Published online by Cambridge University Press: 04 May 2010
Introduction
The Channel Islands form an archipelago off the Cotentin peninsula of Normandy. They are divided administratively into two Bailiwicks, each with a non-political chief citizen known as a Bailiff, who serves as senior judge in the Royal Courts of Jersey and Guernsey, and moderator of each of those two islands' parliamentary assemblies, or States. The Bailiwick of Jersey comprises the island itself, which has an area of forty-five square miles and a population of 88,200 and two rocky reefs, the Minquiers and the Ecrehous. The other islands in the archipelago, belonging to the Bailiwick of Guernsey, are Guernsey (twenty-five square miles, population 65,228), Alderney (three square miles, pop. 2,294), Sark (two square miles, pop. 610), and five islands of under one square mile: Herm, Jethou (combined population 97), Brecqhou (estimated population no more than 40), uninhabited Burhou off Alderney, and a tidal island called Lihou, off Guernsey's west coast, which does not have a permanent population.

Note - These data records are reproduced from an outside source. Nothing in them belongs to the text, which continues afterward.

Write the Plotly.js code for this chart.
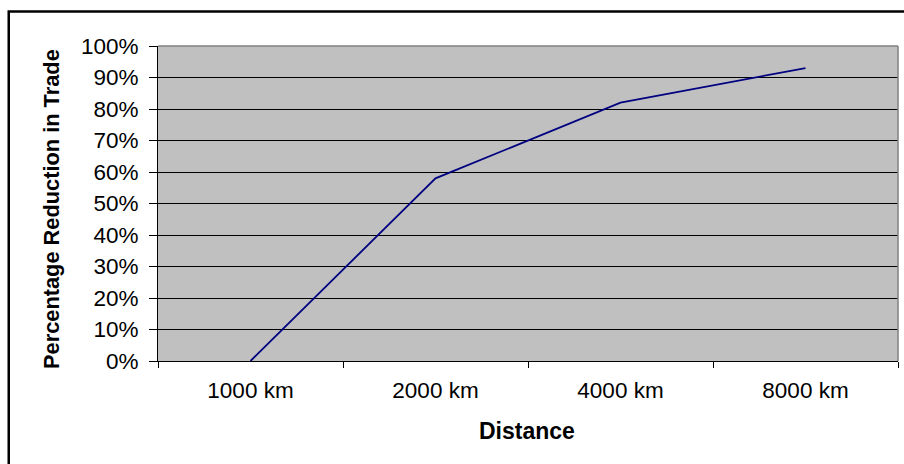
<!DOCTYPE html>
<html>
<head>
<meta charset="utf-8">
<script src="https://cdn.plot.ly/plotly-3.0.1.min.js"></script>
<style>html,body{margin:0;padding:0;background:#fff;}</style>
</head>
<body>
<div id="chart" style="width:904px;height:464px;"></div>
<script>
const categories = ["1000 km", "2000 km", "4000 km", "8000 km"];
const reduction = [0.00, 0.58, 0.82, 0.93];
const yTickValues = [0, 0.1, 0.2, 0.3, 0.4, 0.5, 0.6, 0.7, 0.8, 0.9, 1.0];
const xTitle = "Distance";
const yTitle = "Percentage Reduction in Trade";

const trace = {
  type: "scatter",
  mode: "lines",
  x: categories,
  y: reduction,
  line: {color: "#000080", width: 1.8},
  hoverinfo: "skip"
};

const FONT = "Liberation Sans, Arial, sans-serif";

const layout = {
  width: 904,
  height: 464,
  margin: {l: 158, r: 6, t: 46, b: 103},
  paper_bgcolor: "#ffffff",
  plot_bgcolor: "#C0C0C0",
  showlegend: false,
  font: {family: FONT, color: "#000000", size: 20},
  xaxis: {
    type: "category",
    range: [-0.5, 3.5],
    showgrid: false,
    showline: true,
    linecolor: "#000000",
    linewidth: 1,
    ticks: "outside",
    tickson: "boundaries",
    ticklen: 6,
    tickcolor: "#000000",
    tickfont: {family: FONT, size: 22.5, color: "#000"},
    ticklabelstandoff: 9,
    fixedrange: true
  },
  yaxis: {
    range: [0, 1],
    tickvals: yTickValues,
    tickformat: ".0%",
    showgrid: true,
    gridcolor: "#000000",
    gridwidth: 1,
    showline: true,
    linecolor: "#000000",
    linewidth: 1,
    ticks: "outside",
    ticklen: 8,
    tickcolor: "#000000",
    zeroline: false,
    tickfont: {family: FONT, size: 22.5, color: "#000"},
    ticklabelstandoff: 6,
    fixedrange: true
  },
  annotations: [
    {text: "<b>" + yTitle + "</b>", xref: "paper", yref: "paper", x: (52 - 158) / 740, y: (361 - 209) / 315,
     xanchor: "center", yanchor: "middle", textangle: -90, showarrow: false,
     font: {family: FONT, size: 21.8, color: "#000"}},
    {text: "<b>" + xTitle + "</b>", xref: "paper", yref: "paper", x: (527 - 158) / 740, y: (361 - 431) / 315,
     xanchor: "center", yanchor: "middle", showarrow: false,
     font: {family: FONT, size: 23, color: "#000"}}
  ],
  shapes: [
    {type: "line", xref: "paper", yref: "paper", x0: 0, x1: 1, y0: 1, y1: 1, line: {color: "#808080", width: 1.5}},
    {type: "line", xref: "paper", yref: "paper", x0: 1, x1: 1, y0: 0, y1: 1, line: {color: "#808080", width: 1.5}},
    {type: "rect", xref: "paper", yref: "paper", x0: -0.2017, x1: 1.06, y0: -0.4, y1: 1.1095, line: {color: "#000000", width: 2.5}, fillcolor: "rgba(0,0,0,0)", layer: "above"}
  ]
};

Plotly.newPlot("chart", [trace], layout, {staticPlot: true, displayModeBar: false});
</script>
</body>
</html>
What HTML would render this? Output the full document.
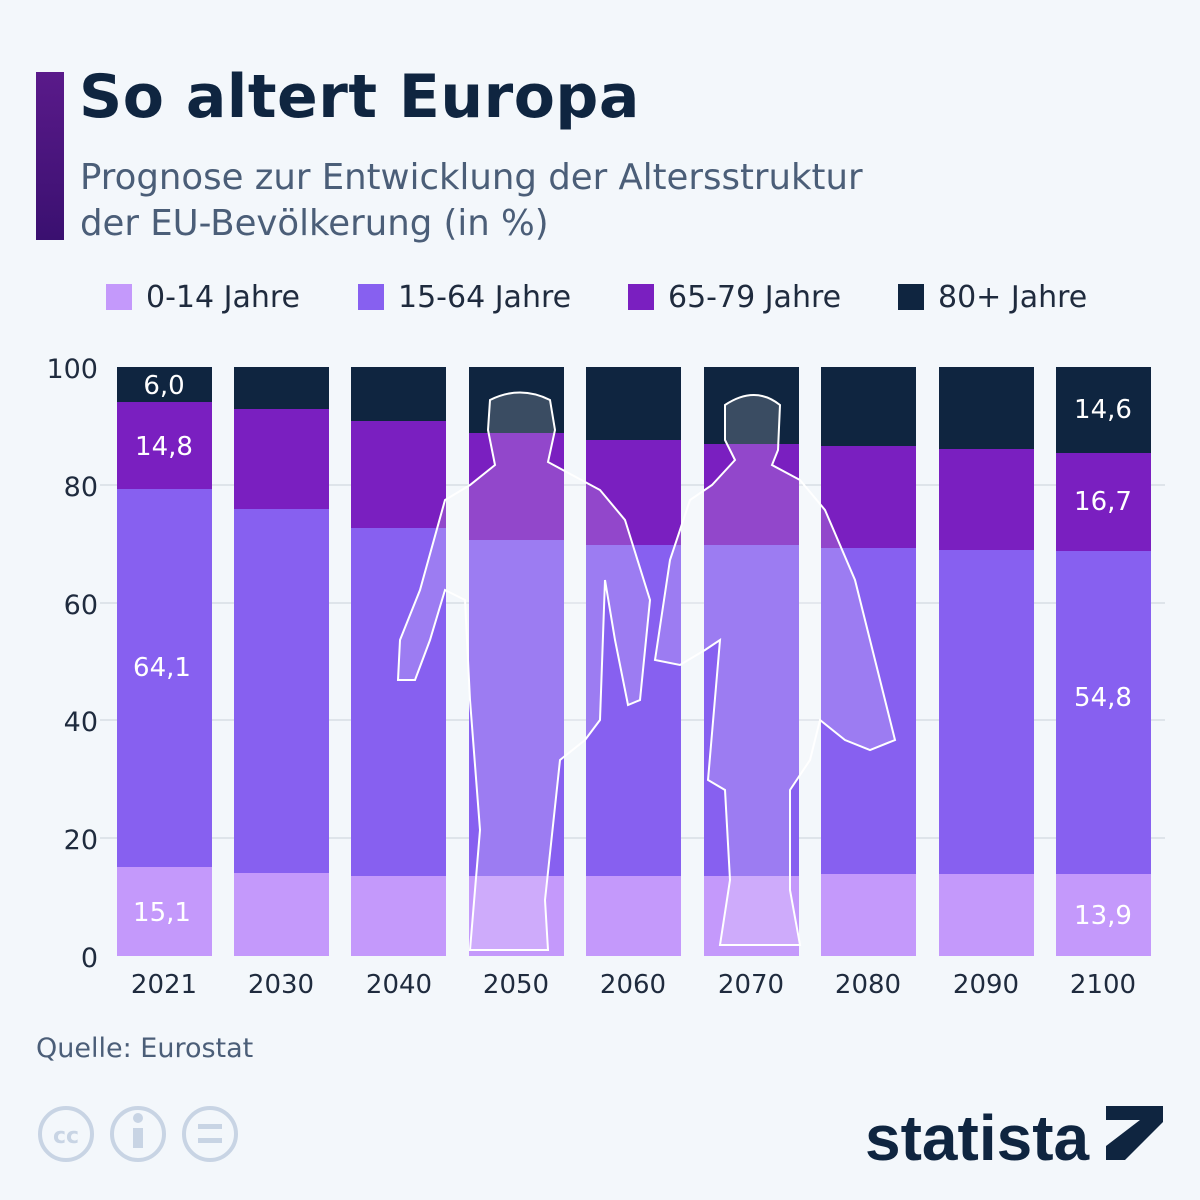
<!DOCTYPE html>
<html><head><meta charset="utf-8"><style>
body{margin:0;width:1200px;height:1200px;background:#f3f7fb;font-family:"DejaVu Sans","Liberation Sans",sans-serif;position:relative;overflow:hidden}
.a{position:absolute}
</style></head><body>
<div class="a" style="left:36px;top:72px;width:28px;height:168px;background:linear-gradient(#5a1a8a,#3a1070)"></div>
<div class="a" style="left:79px;top:62px;font-size:60px;font-weight:bold;color:#0f2540;letter-spacing:0.5px">So altert Europa</div>
<div class="a" style="left:80px;top:155px;font-size:35.5px;line-height:46px;color:#4b5e78">Prognose zur Entwicklung der Altersstruktur<br>der EU-Bevölkerung (in %)</div>
<svg class="a" style="left:0;top:0" width="1200" height="1200" font-family="DejaVu Sans, sans-serif">
<g font-size="30" fill="#1f2b3e">
<rect x="106" y="284" width="26" height="26" fill="#c499fb"/><text x="146" y="307">0-14 Jahre</text>
<rect x="358" y="284" width="26" height="26" fill="#8760f0"/><text x="398" y="307">15-64 Jahre</text>
<rect x="628" y="284" width="26" height="26" fill="#7a1fc0"/><text x="668" y="307">65-79 Jahre</text>
<rect x="898" y="284" width="26" height="26" fill="#0f2540"/><text x="938" y="307">80+ Jahre</text>
</g>
<g stroke="#c9d0d9" stroke-width="1">
<line x1="100" x2="1165" y1="485" y2="485"/><line x1="100" x2="1165" y1="603" y2="603"/><line x1="100" x2="1165" y1="720" y2="720"/><line x1="100" x2="1165" y1="838" y2="838"/>
</g>
<g font-size="27" fill="#1f2b3e" text-anchor="end">
<text x="98" y="378">100</text><text x="98" y="496">80</text><text x="98" y="614">60</text><text x="98" y="731">40</text><text x="98" y="849">20</text><text x="98" y="967">0</text>
</g>
<g id="bars"></g>
<g fill="#fff" fill-opacity="0.18" stroke="#fff" stroke-width="2">
<path d="M490,400 Q520,385 550,400 L555,430 L548,462 L600,490 L625,520 L650,600 L640,700 L628,705 L615,640 L605,580 L600,720 L585,740 L560,760 L545,900 L548,950 L470,950 L480,830 L470,700 L465,600 L445,590 L430,640 L415,680 L398,680 L400,640 L420,590 L445,500 L470,485 L495,465 L488,430 Z"/>
<path d="M725,405 Q755,385 780,405 L778,450 L772,465 L800,480 L825,510 L855,580 L880,680 L895,740 L870,750 L845,740 L820,720 L810,760 L790,790 L790,890 L800,945 L720,945 L730,880 L725,790 L708,780 L720,640 L705,650 L680,665 L655,660 L670,560 L690,500 L712,485 L735,460 L725,440 Z"/>
</g>
<g font-size="26" fill="#1f2b3e" text-anchor="middle">
<text x="164" y="993">2021</text><text x="281" y="993">2030</text><text x="399" y="993">2040</text><text x="516" y="993">2050</text><text x="633" y="993">2060</text><text x="751" y="993">2070</text><text x="868" y="993">2080</text><text x="986" y="993">2090</text><text x="1103" y="993">2100</text>
</g>
<g font-size="26" fill="#fff" text-anchor="middle">
<text x="164" y="394">6,0</text><text x="164" y="455">14,8</text><text x="162" y="676">64,1</text><text x="162" y="921">15,1</text>
<text x="1103" y="418">14,6</text><text x="1103" y="510">16,7</text><text x="1103" y="706">54,8</text><text x="1103" y="924">13,9</text>
</g>
<g fill="none" stroke="#c8d4e4" stroke-width="4">
<circle cx="66" cy="1134" r="26"/><circle cx="138" cy="1134" r="26"/><circle cx="210" cy="1134" r="26"/>
</g>
<text x="66" y="1143" font-size="22" font-weight="bold" fill="#c8d4e4" text-anchor="middle">cc</text>
<rect x="133" y="1128" width="10" height="20" fill="#c8d4e4"/><circle cx="138" cy="1118" r="5" fill="#c8d4e4"/>
<rect x="198" y="1124" width="24" height="5" fill="#c8d4e4"/><rect x="198" y="1138" width="24" height="5" fill="#c8d4e4"/>
<text x="865" y="1160" font-size="64" font-weight="bold" fill="#0f2540" font-family="Liberation Sans, sans-serif">statista</text>
<polygon points="1106,1106 1163,1106 1163,1122 1125,1160 1106,1160 1106,1146 1140,1120 1106,1120" fill="#0f2540"/>
</svg>
<div class="a" style="left:36px;top:1033px;font-size:27px;color:#4b5e78">Quelle: Eurostat</div>
<script>
var xs=[117,234,351,469,586,704,821,939,1056];
var b=[[867,489,402],[873,509,409],[876,528,421],[876,540,433],[876,545,440],[876,545,444],[874,548,446],[874,550,449],[874,551,453]];
var s='';
for(var i=0;i<9;i++){var x=xs[i],w=95,d=b[i];
s+='<rect x="'+x+'" y="367" width="'+w+'" height="'+(d[2]-367)+'" fill="#0f2540"/>';
s+='<rect x="'+x+'" y="'+d[2]+'" width="'+w+'" height="'+(d[1]-d[2])+'" fill="#7a1fc0"/>';
s+='<rect x="'+x+'" y="'+d[1]+'" width="'+w+'" height="'+(d[0]-d[1])+'" fill="#8760f0"/>';
s+='<rect x="'+x+'" y="'+d[0]+'" width="'+w+'" height="'+(956-d[0])+'" fill="#c499fb"/>';}
document.getElementById('bars').innerHTML=s;
</script>
</body></html>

Though situated geographically closer to France than to the UK (at its nearest point, Alderney lies only some nine miles west of Normandy), the Islands are dependencies of the British Crown, to which they were formally annexed in 1254 (though never forming part of the kingdom of England). Prior to this they formed part of the Duchy of Normandy, itself established in the early years of the tenth century. The first tenuous link with England came in 1066 when William, Duke of Normandy became king of England by right of conquest.